# Task goal:
Each entry below is to be given again word for word, with no pictures.

[START]

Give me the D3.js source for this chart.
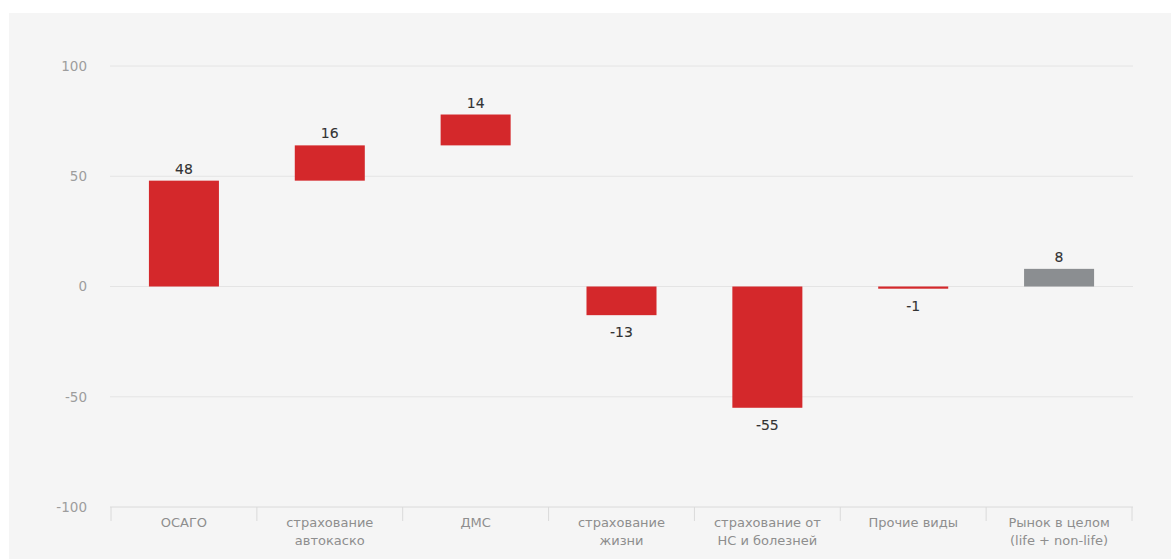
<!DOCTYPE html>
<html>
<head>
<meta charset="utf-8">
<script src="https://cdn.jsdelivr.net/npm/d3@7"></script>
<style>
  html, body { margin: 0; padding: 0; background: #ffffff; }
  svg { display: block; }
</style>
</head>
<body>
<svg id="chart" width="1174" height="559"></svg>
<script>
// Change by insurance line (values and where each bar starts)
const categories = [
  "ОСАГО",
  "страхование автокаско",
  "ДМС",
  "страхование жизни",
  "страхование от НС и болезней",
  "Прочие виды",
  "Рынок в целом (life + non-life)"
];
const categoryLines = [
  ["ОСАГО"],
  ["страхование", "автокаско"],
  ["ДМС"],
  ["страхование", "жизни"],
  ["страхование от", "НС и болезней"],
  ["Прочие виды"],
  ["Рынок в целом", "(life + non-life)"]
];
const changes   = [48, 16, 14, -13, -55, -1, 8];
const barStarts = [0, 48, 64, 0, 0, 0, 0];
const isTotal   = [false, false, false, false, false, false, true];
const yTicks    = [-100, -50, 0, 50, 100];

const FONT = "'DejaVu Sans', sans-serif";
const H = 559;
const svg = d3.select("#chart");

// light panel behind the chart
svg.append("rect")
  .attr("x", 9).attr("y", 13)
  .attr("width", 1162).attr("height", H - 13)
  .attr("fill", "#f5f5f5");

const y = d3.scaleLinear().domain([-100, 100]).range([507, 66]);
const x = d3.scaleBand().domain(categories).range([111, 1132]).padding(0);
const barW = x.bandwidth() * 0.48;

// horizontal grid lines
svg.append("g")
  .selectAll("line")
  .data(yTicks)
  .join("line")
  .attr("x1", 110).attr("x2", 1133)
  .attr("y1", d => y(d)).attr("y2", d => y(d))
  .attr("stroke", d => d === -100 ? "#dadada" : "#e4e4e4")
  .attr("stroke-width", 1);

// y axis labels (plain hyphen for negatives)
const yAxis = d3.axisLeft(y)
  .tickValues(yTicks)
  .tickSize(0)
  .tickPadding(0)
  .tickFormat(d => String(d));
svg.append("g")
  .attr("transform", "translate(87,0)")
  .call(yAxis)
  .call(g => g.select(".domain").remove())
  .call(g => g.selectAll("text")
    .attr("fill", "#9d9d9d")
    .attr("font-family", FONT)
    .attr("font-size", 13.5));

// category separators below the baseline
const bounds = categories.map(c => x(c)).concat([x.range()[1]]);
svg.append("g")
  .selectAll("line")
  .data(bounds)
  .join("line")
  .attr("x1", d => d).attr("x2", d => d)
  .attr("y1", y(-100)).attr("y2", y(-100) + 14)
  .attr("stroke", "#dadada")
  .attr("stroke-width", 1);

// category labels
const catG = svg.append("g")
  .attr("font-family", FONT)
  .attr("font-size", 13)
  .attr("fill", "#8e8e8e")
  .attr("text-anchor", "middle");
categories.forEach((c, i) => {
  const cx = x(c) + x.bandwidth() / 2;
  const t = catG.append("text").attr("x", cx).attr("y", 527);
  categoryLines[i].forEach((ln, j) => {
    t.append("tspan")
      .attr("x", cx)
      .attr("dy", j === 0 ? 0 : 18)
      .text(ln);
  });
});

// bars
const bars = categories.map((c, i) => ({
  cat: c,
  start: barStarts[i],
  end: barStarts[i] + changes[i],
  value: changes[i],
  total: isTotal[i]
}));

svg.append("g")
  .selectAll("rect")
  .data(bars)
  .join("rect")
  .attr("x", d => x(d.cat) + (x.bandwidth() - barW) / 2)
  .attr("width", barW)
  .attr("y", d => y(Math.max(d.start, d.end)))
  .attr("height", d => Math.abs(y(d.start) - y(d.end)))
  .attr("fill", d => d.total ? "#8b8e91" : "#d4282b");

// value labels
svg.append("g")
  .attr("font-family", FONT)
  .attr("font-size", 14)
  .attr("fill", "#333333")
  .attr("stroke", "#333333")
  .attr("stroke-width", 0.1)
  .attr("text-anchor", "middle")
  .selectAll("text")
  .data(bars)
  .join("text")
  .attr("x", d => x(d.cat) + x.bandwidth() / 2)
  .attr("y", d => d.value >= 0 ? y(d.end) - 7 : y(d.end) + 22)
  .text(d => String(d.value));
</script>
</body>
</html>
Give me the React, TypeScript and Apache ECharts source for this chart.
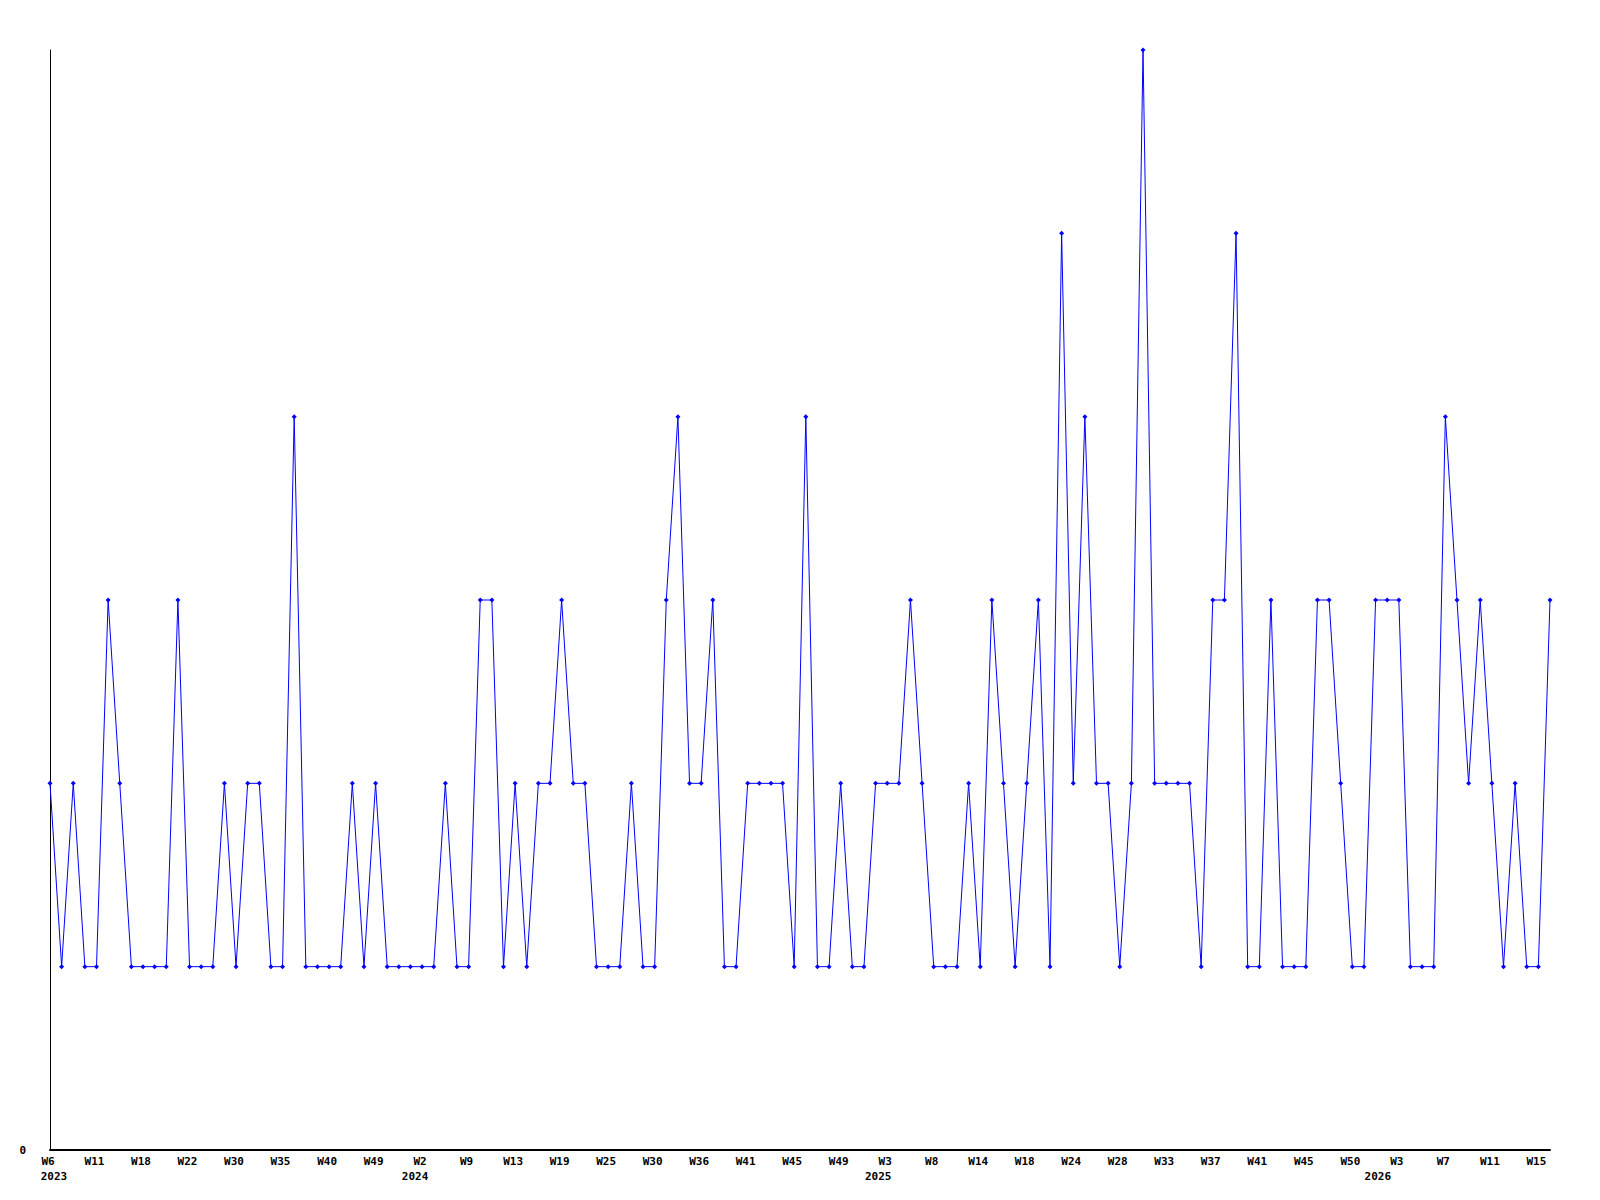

[END]

# Final result:
Give me the D3.js source for this chart.
<!DOCTYPE html>
<html>
<head>
<meta charset="utf-8">
<script src="https://cdn.jsdelivr.net/npm/d3@7"></script>
<style>
  html, body { margin: 0; padding: 0; background: #ffffff; }
  svg { display: block; }
</style>
</head>
<body>
<svg id="chart" width="1174" height="559"></svg>
<script>
// Change by insurance line (values and where each bar starts)
const categories = [
  "ОСАГО",
  "страхование автокаско",
  "ДМС",
  "страхование жизни",
  "страхование от НС и болезней",
  "Прочие виды",
  "Рынок в целом (life + non-life)"
];
const categoryLines = [
  ["ОСАГО"],
  ["страхование", "автокаско"],
  ["ДМС"],
  ["страхование", "жизни"],
  ["страхование от", "НС и болезней"],
  ["Прочие виды"],
  ["Рынок в целом", "(life + non-life)"]
];
const changes   = [48, 16, 14, -13, -55, -1, 8];
const barStarts = [0, 48, 64, 0, 0, 0, 0];
const isTotal   = [false, false, false, false, false, false, true];
const yTicks    = [-100, -50, 0, 50, 100];

const FONT = "'DejaVu Sans', sans-serif";
const H = 559;
const svg = d3.select("#chart");

// light panel behind the chart
svg.append("rect")
  .attr("x", 9).attr("y", 13)
  .attr("width", 1162).attr("height", H - 13)
  .attr("fill", "#f5f5f5");

const y = d3.scaleLinear().domain([-100, 100]).range([507, 66]);
const x = d3.scaleBand().domain(categories).range([111, 1132]).padding(0);
const barW = x.bandwidth() * 0.48;

// horizontal grid lines
svg.append("g")
  .selectAll("line")
  .data(yTicks)
  .join("line")
  .attr("x1", 110).attr("x2", 1133)
  .attr("y1", d => y(d)).attr("y2", d => y(d))
  .attr("stroke", d => d === -100 ? "#dadada" : "#e4e4e4")
  .attr("stroke-width", 1);

// y axis labels (plain hyphen for negatives)
const yAxis = d3.axisLeft(y)
  .tickValues(yTicks)
  .tickSize(0)
  .tickPadding(0)
  .tickFormat(d => String(d));
svg.append("g")
  .attr("transform", "translate(87,0)")
  .call(yAxis)
  .call(g => g.select(".domain").remove())
  .call(g => g.selectAll("text")
    .attr("fill", "#9d9d9d")
    .attr("font-family", FONT)
    .attr("font-size", 13.5));

// category separators below the baseline
const bounds = categories.map(c => x(c)).concat([x.range()[1]]);
svg.append("g")
  .selectAll("line")
  .data(bounds)
  .join("line")
  .attr("x1", d => d).attr("x2", d => d)
  .attr("y1", y(-100)).attr("y2", y(-100) + 14)
  .attr("stroke", "#dadada")
  .attr("stroke-width", 1);

// category labels
const catG = svg.append("g")
  .attr("font-family", FONT)
  .attr("font-size", 13)
  .attr("fill", "#8e8e8e")
  .attr("text-anchor", "middle");
categories.forEach((c, i) => {
  const cx = x(c) + x.bandwidth() / 2;
  const t = catG.append("text").attr("x", cx).attr("y", 527);
  categoryLines[i].forEach((ln, j) => {
    t.append("tspan")
      .attr("x", cx)
      .attr("dy", j === 0 ? 0 : 18)
      .text(ln);
  });
});

// bars
const bars = categories.map((c, i) => ({
  cat: c,
  start: barStarts[i],
  end: barStarts[i] + changes[i],
  value: changes[i],
  total: isTotal[i]
}));

svg.append("g")
  .selectAll("rect")
  .data(bars)
  .join("rect")
  .attr("x", d => x(d.cat) + (x.bandwidth() - barW) / 2)
  .attr("width", barW)
  .attr("y", d => y(Math.max(d.start, d.end)))
  .attr("height", d => Math.abs(y(d.start) - y(d.end)))
  .attr("fill", d => d.total ? "#8b8e91" : "#d4282b");

// value labels
svg.append("g")
  .attr("font-family", FONT)
  .attr("font-size", 14)
  .attr("fill", "#333333")
  .attr("stroke", "#333333")
  .attr("stroke-width", 0.1)
  .attr("text-anchor", "middle")
  .selectAll("text")
  .data(bars)
  .join("text")
  .attr("x", d => x(d.cat) + x.bandwidth() / 2)
  .attr("y", d => d.value >= 0 ? y(d.end) - 7 : y(d.end) + 22)
  .text(d => String(d.value));
</script>
</body>
</html>
Give me the React, TypeScript and Apache ECharts source for this chart.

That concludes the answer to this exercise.